By 2016, millions of employees around the country could become newly eligible for overtime pay due to a change in federal rules.

When the Fair Labor Standards Act (FLSA) was enacted in 1938, one of its most important provisions was “time-and-a-half pay” for workers who put in more than 40 hours per week. This rule provided a financial incentive for employers not to overwork their employees, encouraged employers to hire more people, and rewarded workers with higher pay when they clocked extra time.

Currently, only 8% of salaried workers can count on overtime protection. That’s a huge decline from from 1975, when more than 60% of the salaried workforce got overtime pay. The cause for such a dramatic decrease is attributed to “white-collar” exemptions, which exclude certain executive, administrative, and professional workers from FLSA protections. The present salary threshold is outdated; in order to be overtime-exempt, an employee must be paid a salary of at least $455 a week, or $23,660 a year. This threshold has not been adjusted for more than a decade.

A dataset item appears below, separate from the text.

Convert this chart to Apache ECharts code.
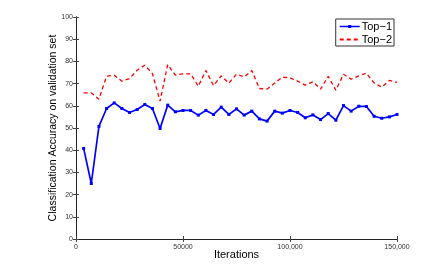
<!DOCTYPE html>
<html><head><meta charset="utf-8">
<script src="https://cdn.jsdelivr.net/npm/echarts@6/dist/echarts.min.js"></script>
<style>html,body{margin:0;padding:0;background:#fff}#c{width:436px;height:271px}</style>
</head><body><div id="c"></div>
<script>
var iterations = [3571,7143,10714,14286,17857,21429,25000,28571,32143,35714,39286,42857,46429,50000,53571,57143,60714,64286,67857,71429,75000,78571,82143,85714,89286,92857,96429,100000,103571,107143,110714,114286,117857,121429,125000,128571,132143,135714,139286,142857,146429,150000];
var top1 = [40.8,25.0,50.7,58.8,61.3,58.8,57.0,58.3,60.6,58.8,49.8,60.3,57.3,57.9,57.9,55.8,57.9,56.1,59.4,56.1,58.6,55.8,57.6,54.1,53.1,57.6,56.7,57.9,57.0,54.6,55.9,53.8,56.5,53.5,60.1,57.6,59.8,59.7,55.3,54.4,55.0,56.1];
var top2 = [65.8,65.8,63.0,73.3,73.8,71.1,72.3,76.0,78.3,74.5,62.1,78.6,73.8,74.4,74.4,68.8,75.9,69.1,73.5,70.2,74.3,73.0,75.9,67.8,67.5,70.3,72.9,72.6,71.1,69.3,70.8,67.5,73.3,67.0,74.2,72.0,73.5,74.7,70.3,68.4,71.4,70.5];
var xTickLabels = {0:'0',50000:'50000',100000:'100,000',150000:'150,000'};
var seriesNames = ['Top\u22121','Top\u22122'];

function pairs(xs, ys){ return xs.map(function(x,i){return [x, ys[i]];}); }
var corners = 'M0,0 L0.05,0 L0.05,0.05 Z M20,10 L19.95,10 L19.95,9.95 Z ';
var iconSolid = 'path://' + corners + 'M0,4.2 L20,4.2 L20,5.8 L0,5.8 Z M8.5,3.5 L11.5,3.5 L11.5,6.5 L8.5,6.5 Z';
var chart = echarts.init(document.getElementById('c'), null, {renderer:'canvas'});
var axisLine = {show:true, lineStyle:{color:'#222', width:1}};
var tickStyle = {show:true, inside:true, length:3, lineStyle:{color:'#444'}};
chart.setOption({
  animation:false,
  backgroundColor:'#fff',
  color:['#0000ff','#ff0000'],
  textStyle:{fontFamily:'Liberation Sans'},
  grid:{left:76, right:39, top:17, bottom:32, show:false},
  legend:{
    right:42, top:19, orient:'vertical', itemGap:2, itemWidth:20, itemHeight:10,
    backgroundColor:'#fff', borderColor:'#333', borderWidth:1, padding:[2,2,1,3],
    textStyle:{fontSize:11, color:'#000', fontFamily:'Liberation Sans', padding:[0,0,0,-3]},
    data:[
      {name:seriesNames[0], icon:iconSolid, itemStyle:{color:'#0000ff', borderWidth:0}},
      {name:seriesNames[1], itemStyle:{opacity:0}}
    ]
  },
  xAxis:[{
    type:'value', min:0, max:150000, interval:50000, position:'bottom',
    name:'Iterations', nameLocation:'middle', nameGap:10, nameMoveOverlap:false,
    nameTextStyle:{fontSize:11, color:'#000', fontFamily:'Liberation Sans'},
    axisLine:axisLine, axisTick:tickStyle, splitLine:{show:false},
    axisLabel:{fontSize:7, color:'#333', margin:5, formatter:function(v){return xTickLabels[v]!==undefined?xTickLabels[v]:'';}}
  },{
    type:'value', min:0, max:150000, interval:50000, position:'top',
    axisLine:axisLine, axisTick:tickStyle, axisLabel:{show:false}, splitLine:{show:false}
  }],
  yAxis:[{
    type:'value', min:0, max:100, interval:10, position:'left',
    name:'Classification Accuracy on validation set', nameLocation:'middle', nameGap:17, nameMoveOverlap:false,
    nameTextStyle:{fontSize:10.5, color:'#000', fontFamily:'Liberation Sans'},
    axisLine:axisLine, axisTick:tickStyle, splitLine:{show:false},
    axisLabel:{fontSize:7, color:'#333', margin:3}
  },{
    type:'value', min:0, max:100, interval:10, position:'right',
    axisLine:axisLine, axisTick:tickStyle, axisLabel:{show:false}, splitLine:{show:false}
  }],
  series:[{
    name:seriesNames[0], type:'line', data:pairs(iterations, top1), color:'#0000ff',
    symbol:'rect', symbolSize:3, showSymbol:true,
    lineStyle:{color:'#0000ff', width:1.7}, itemStyle:{color:'#0000ff'}
  },{
    name:seriesNames[1], type:'line', data:pairs(iterations, top2), color:'#ff0000',
    symbol:'none',
    lineStyle:{color:'#ff0000', width:1.3, type:[4,3]}, itemStyle:{color:'#ff0000'}
  }]
});
</script></body></html>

The department of labor is acting to remedy overtime pay by proposing a more realistic weekly salary threshold of $970, or $50,440 annually for a full-time worker. According to the Economic Policy Institute, this threshold will ensure that at least 44% of all workers are automatically covered by the FLSA’s overtime protections.

What could this mean for employers?

These reforms will boost incomes for working people and create jobs. Some employers will pay overtime wages to workers who must be reclassified while some will spread hours out among existing employees, including part-timers, giving them more hours. Others will hire new employees, giving the unemployed the opportunity to get back to work.

The Labor Department has taken the first step to strengthen the middle class wages and give overtime regulations their intended scope. The department has taken a temporary pass on addressing the duties test, and other matters (i.e. bonuses and commissions) inviting further comments. These proposed regulations are subject to a 60-day public comment period. This process is likely to take at least six to eight months and a final ruling is not expected until 2016.